Required work
Pictures aside, write out every record exactly as it appears.

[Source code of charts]
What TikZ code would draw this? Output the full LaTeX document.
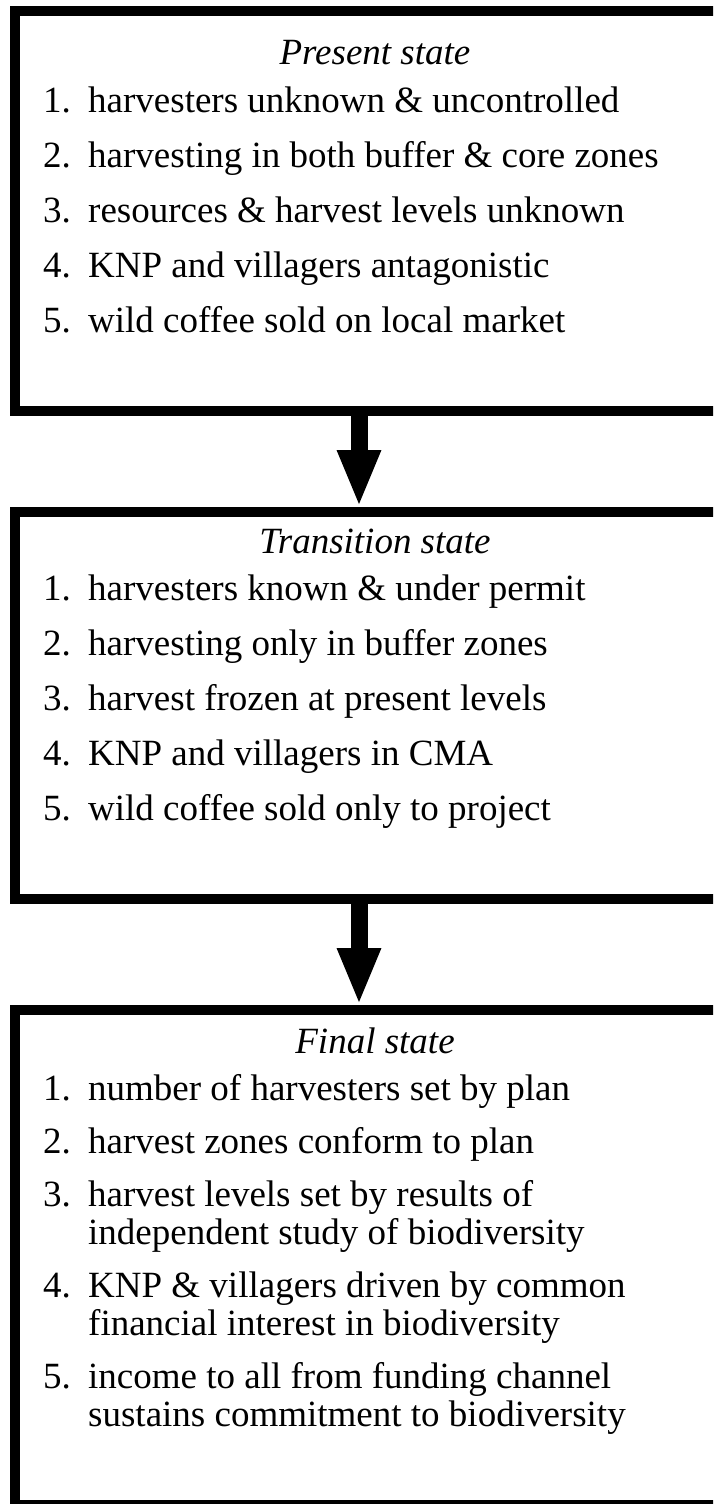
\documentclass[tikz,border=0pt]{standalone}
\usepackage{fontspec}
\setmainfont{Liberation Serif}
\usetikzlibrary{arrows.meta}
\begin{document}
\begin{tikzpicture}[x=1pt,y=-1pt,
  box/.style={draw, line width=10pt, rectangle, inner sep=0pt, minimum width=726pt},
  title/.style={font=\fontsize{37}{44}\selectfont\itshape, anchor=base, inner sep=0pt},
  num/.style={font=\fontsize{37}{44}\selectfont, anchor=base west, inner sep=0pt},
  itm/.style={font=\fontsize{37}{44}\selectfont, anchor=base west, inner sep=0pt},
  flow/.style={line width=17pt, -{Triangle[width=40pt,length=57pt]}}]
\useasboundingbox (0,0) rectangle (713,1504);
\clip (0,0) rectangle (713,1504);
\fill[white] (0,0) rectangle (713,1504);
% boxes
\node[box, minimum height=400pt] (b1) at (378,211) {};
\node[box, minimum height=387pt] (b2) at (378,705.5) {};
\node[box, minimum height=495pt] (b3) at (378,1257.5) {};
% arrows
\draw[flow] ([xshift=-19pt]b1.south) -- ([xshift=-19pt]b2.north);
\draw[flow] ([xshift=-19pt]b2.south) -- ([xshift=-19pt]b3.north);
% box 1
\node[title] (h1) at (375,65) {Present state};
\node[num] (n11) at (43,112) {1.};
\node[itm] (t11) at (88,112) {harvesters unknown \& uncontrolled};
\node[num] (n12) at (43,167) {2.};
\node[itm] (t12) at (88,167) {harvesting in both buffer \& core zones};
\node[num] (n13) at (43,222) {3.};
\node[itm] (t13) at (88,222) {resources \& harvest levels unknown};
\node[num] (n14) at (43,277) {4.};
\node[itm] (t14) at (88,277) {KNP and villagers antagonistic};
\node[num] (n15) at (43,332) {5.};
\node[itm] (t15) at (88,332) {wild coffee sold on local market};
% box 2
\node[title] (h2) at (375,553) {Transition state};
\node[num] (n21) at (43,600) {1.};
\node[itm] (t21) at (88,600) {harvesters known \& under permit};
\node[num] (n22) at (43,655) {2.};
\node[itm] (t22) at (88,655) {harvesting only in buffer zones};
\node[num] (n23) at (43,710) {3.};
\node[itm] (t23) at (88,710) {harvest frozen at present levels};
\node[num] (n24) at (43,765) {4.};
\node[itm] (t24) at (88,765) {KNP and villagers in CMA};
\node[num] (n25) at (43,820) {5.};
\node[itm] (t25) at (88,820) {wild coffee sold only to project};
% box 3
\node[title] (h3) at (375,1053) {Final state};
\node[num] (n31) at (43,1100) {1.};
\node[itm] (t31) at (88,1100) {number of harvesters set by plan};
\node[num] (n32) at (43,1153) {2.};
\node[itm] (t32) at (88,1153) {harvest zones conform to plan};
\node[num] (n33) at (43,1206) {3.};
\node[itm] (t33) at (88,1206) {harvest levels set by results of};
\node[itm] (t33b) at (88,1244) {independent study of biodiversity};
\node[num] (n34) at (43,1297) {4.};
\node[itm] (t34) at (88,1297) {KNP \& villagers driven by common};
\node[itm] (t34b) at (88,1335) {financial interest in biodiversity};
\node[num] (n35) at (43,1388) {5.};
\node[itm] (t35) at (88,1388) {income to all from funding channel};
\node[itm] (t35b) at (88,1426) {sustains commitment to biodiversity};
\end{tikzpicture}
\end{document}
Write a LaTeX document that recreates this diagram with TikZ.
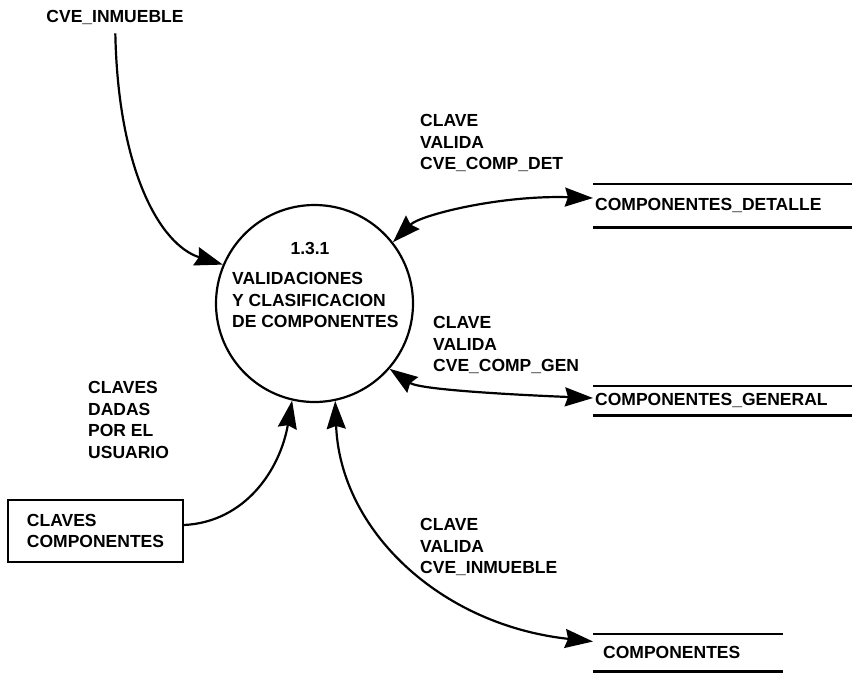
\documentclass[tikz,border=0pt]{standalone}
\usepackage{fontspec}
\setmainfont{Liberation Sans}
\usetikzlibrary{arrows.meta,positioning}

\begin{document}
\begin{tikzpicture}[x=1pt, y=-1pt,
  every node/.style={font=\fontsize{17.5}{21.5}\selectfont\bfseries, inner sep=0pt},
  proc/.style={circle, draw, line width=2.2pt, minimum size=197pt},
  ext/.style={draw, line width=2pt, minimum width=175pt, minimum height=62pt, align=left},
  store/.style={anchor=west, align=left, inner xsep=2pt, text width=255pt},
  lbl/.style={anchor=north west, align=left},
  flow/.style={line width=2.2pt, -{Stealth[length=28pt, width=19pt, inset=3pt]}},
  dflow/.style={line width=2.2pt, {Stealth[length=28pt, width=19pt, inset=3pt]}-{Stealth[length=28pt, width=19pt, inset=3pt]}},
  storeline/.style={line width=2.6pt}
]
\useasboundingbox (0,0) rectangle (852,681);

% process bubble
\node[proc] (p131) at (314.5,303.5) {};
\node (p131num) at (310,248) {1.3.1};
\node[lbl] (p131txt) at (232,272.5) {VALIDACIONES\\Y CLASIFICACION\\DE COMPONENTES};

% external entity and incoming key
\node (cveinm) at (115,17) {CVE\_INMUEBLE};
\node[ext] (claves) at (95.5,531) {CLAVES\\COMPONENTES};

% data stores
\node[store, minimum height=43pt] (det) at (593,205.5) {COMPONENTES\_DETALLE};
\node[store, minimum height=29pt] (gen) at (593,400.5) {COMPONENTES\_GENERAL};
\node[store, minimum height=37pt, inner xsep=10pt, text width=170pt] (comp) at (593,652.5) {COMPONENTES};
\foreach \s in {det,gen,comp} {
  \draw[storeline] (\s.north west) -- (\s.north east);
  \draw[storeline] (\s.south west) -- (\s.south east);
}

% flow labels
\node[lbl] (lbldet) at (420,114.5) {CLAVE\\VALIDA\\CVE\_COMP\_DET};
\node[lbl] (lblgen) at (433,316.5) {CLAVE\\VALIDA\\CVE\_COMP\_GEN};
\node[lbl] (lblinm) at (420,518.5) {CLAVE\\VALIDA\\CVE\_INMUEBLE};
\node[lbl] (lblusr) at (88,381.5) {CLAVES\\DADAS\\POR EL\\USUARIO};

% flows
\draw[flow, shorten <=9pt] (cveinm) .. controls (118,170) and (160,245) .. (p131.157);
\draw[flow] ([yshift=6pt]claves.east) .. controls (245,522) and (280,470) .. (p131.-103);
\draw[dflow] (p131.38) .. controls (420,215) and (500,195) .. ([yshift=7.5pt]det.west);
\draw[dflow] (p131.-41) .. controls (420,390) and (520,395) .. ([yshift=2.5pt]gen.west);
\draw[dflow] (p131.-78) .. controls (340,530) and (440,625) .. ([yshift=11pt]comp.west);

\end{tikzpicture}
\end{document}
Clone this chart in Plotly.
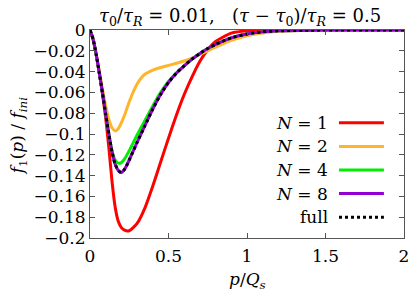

Answer to this task
What TikZ code would draw this? Output the full LaTeX document.
\documentclass[tikz,border=0pt]{standalone}
\usepackage{fontspec}
\setmainfont{Liberation Serif}
\usetikzlibrary{arrows.meta}
\begin{document}
\begin{tikzpicture}[x=1pt,y=-1pt,
  box/.style={draw, line width=10pt, rectangle, inner sep=0pt, minimum width=726pt},
  title/.style={font=\fontsize{37}{44}\selectfont\itshape, anchor=base, inner sep=0pt},
  num/.style={font=\fontsize{37}{44}\selectfont, anchor=base west, inner sep=0pt},
  itm/.style={font=\fontsize{37}{44}\selectfont, anchor=base west, inner sep=0pt},
  flow/.style={line width=17pt, -{Triangle[width=40pt,length=57pt]}}]
\useasboundingbox (0,0) rectangle (713,1504);
\clip (0,0) rectangle (713,1504);
\fill[white] (0,0) rectangle (713,1504);
% boxes
\node[box, minimum height=400pt] (b1) at (378,211) {};
\node[box, minimum height=387pt] (b2) at (378,705.5) {};
\node[box, minimum height=495pt] (b3) at (378,1257.5) {};
% arrows
\draw[flow] ([xshift=-19pt]b1.south) -- ([xshift=-19pt]b2.north);
\draw[flow] ([xshift=-19pt]b2.south) -- ([xshift=-19pt]b3.north);
% box 1
\node[title] (h1) at (375,65) {Present state};
\node[num] (n11) at (43,112) {1.};
\node[itm] (t11) at (88,112) {harvesters unknown \& uncontrolled};
\node[num] (n12) at (43,167) {2.};
\node[itm] (t12) at (88,167) {harvesting in both buffer \& core zones};
\node[num] (n13) at (43,222) {3.};
\node[itm] (t13) at (88,222) {resources \& harvest levels unknown};
\node[num] (n14) at (43,277) {4.};
\node[itm] (t14) at (88,277) {KNP and villagers antagonistic};
\node[num] (n15) at (43,332) {5.};
\node[itm] (t15) at (88,332) {wild coffee sold on local market};
% box 2
\node[title] (h2) at (375,553) {Transition state};
\node[num] (n21) at (43,600) {1.};
\node[itm] (t21) at (88,600) {harvesters known \& under permit};
\node[num] (n22) at (43,655) {2.};
\node[itm] (t22) at (88,655) {harvesting only in buffer zones};
\node[num] (n23) at (43,710) {3.};
\node[itm] (t23) at (88,710) {harvest frozen at present levels};
\node[num] (n24) at (43,765) {4.};
\node[itm] (t24) at (88,765) {KNP and villagers in CMA};
\node[num] (n25) at (43,820) {5.};
\node[itm] (t25) at (88,820) {wild coffee sold only to project};
% box 3
\node[title] (h3) at (375,1053) {Final state};
\node[num] (n31) at (43,1100) {1.};
\node[itm] (t31) at (88,1100) {number of harvesters set by plan};
\node[num] (n32) at (43,1153) {2.};
\node[itm] (t32) at (88,1153) {harvest zones conform to plan};
\node[num] (n33) at (43,1206) {3.};
\node[itm] (t33) at (88,1206) {harvest levels set by results of};
\node[itm] (t33b) at (88,1244) {independent study of biodiversity};
\node[num] (n34) at (43,1297) {4.};
\node[itm] (t34) at (88,1297) {KNP \& villagers driven by common};
\node[itm] (t34b) at (88,1335) {financial interest in biodiversity};
\node[num] (n35) at (43,1388) {5.};
\node[itm] (t35) at (88,1388) {income to all from funding channel};
\node[itm] (t35b) at (88,1426) {sustains commitment to biodiversity};
\end{tikzpicture}
\end{document}
Write a LaTeX document that recreates this diagram with TikZ.
\documentclass[tikz,border=0pt]{standalone}
\usepackage{fontspec}
\setmainfont{Liberation Sans}
\usetikzlibrary{arrows.meta,positioning}

\begin{document}
\begin{tikzpicture}[x=1pt, y=-1pt,
  every node/.style={font=\fontsize{17.5}{21.5}\selectfont\bfseries, inner sep=0pt},
  proc/.style={circle, draw, line width=2.2pt, minimum size=197pt},
  ext/.style={draw, line width=2pt, minimum width=175pt, minimum height=62pt, align=left},
  store/.style={anchor=west, align=left, inner xsep=2pt, text width=255pt},
  lbl/.style={anchor=north west, align=left},
  flow/.style={line width=2.2pt, -{Stealth[length=28pt, width=19pt, inset=3pt]}},
  dflow/.style={line width=2.2pt, {Stealth[length=28pt, width=19pt, inset=3pt]}-{Stealth[length=28pt, width=19pt, inset=3pt]}},
  storeline/.style={line width=2.6pt}
]
\useasboundingbox (0,0) rectangle (852,681);

% process bubble
\node[proc] (p131) at (314.5,303.5) {};
\node (p131num) at (310,248) {1.3.1};
\node[lbl] (p131txt) at (232,272.5) {VALIDACIONES\\Y CLASIFICACION\\DE COMPONENTES};

% external entity and incoming key
\node (cveinm) at (115,17) {CVE\_INMUEBLE};
\node[ext] (claves) at (95.5,531) {CLAVES\\COMPONENTES};

% data stores
\node[store, minimum height=43pt] (det) at (593,205.5) {COMPONENTES\_DETALLE};
\node[store, minimum height=29pt] (gen) at (593,400.5) {COMPONENTES\_GENERAL};
\node[store, minimum height=37pt, inner xsep=10pt, text width=170pt] (comp) at (593,652.5) {COMPONENTES};
\foreach \s in {det,gen,comp} {
  \draw[storeline] (\s.north west) -- (\s.north east);
  \draw[storeline] (\s.south west) -- (\s.south east);
}

% flow labels
\node[lbl] (lbldet) at (420,114.5) {CLAVE\\VALIDA\\CVE\_COMP\_DET};
\node[lbl] (lblgen) at (433,316.5) {CLAVE\\VALIDA\\CVE\_COMP\_GEN};
\node[lbl] (lblinm) at (420,518.5) {CLAVE\\VALIDA\\CVE\_INMUEBLE};
\node[lbl] (lblusr) at (88,381.5) {CLAVES\\DADAS\\POR EL\\USUARIO};

% flows
\draw[flow, shorten <=9pt] (cveinm) .. controls (118,170) and (160,245) .. (p131.157);
\draw[flow] ([yshift=6pt]claves.east) .. controls (245,522) and (280,470) .. (p131.-103);
\draw[dflow] (p131.38) .. controls (420,215) and (500,195) .. ([yshift=7.5pt]det.west);
\draw[dflow] (p131.-41) .. controls (420,390) and (520,395) .. ([yshift=2.5pt]gen.west);
\draw[dflow] (p131.-78) .. controls (340,530) and (440,625) .. ([yshift=11pt]comp.west);

\end{tikzpicture}
\end{document}
Clone this chart in Plotly.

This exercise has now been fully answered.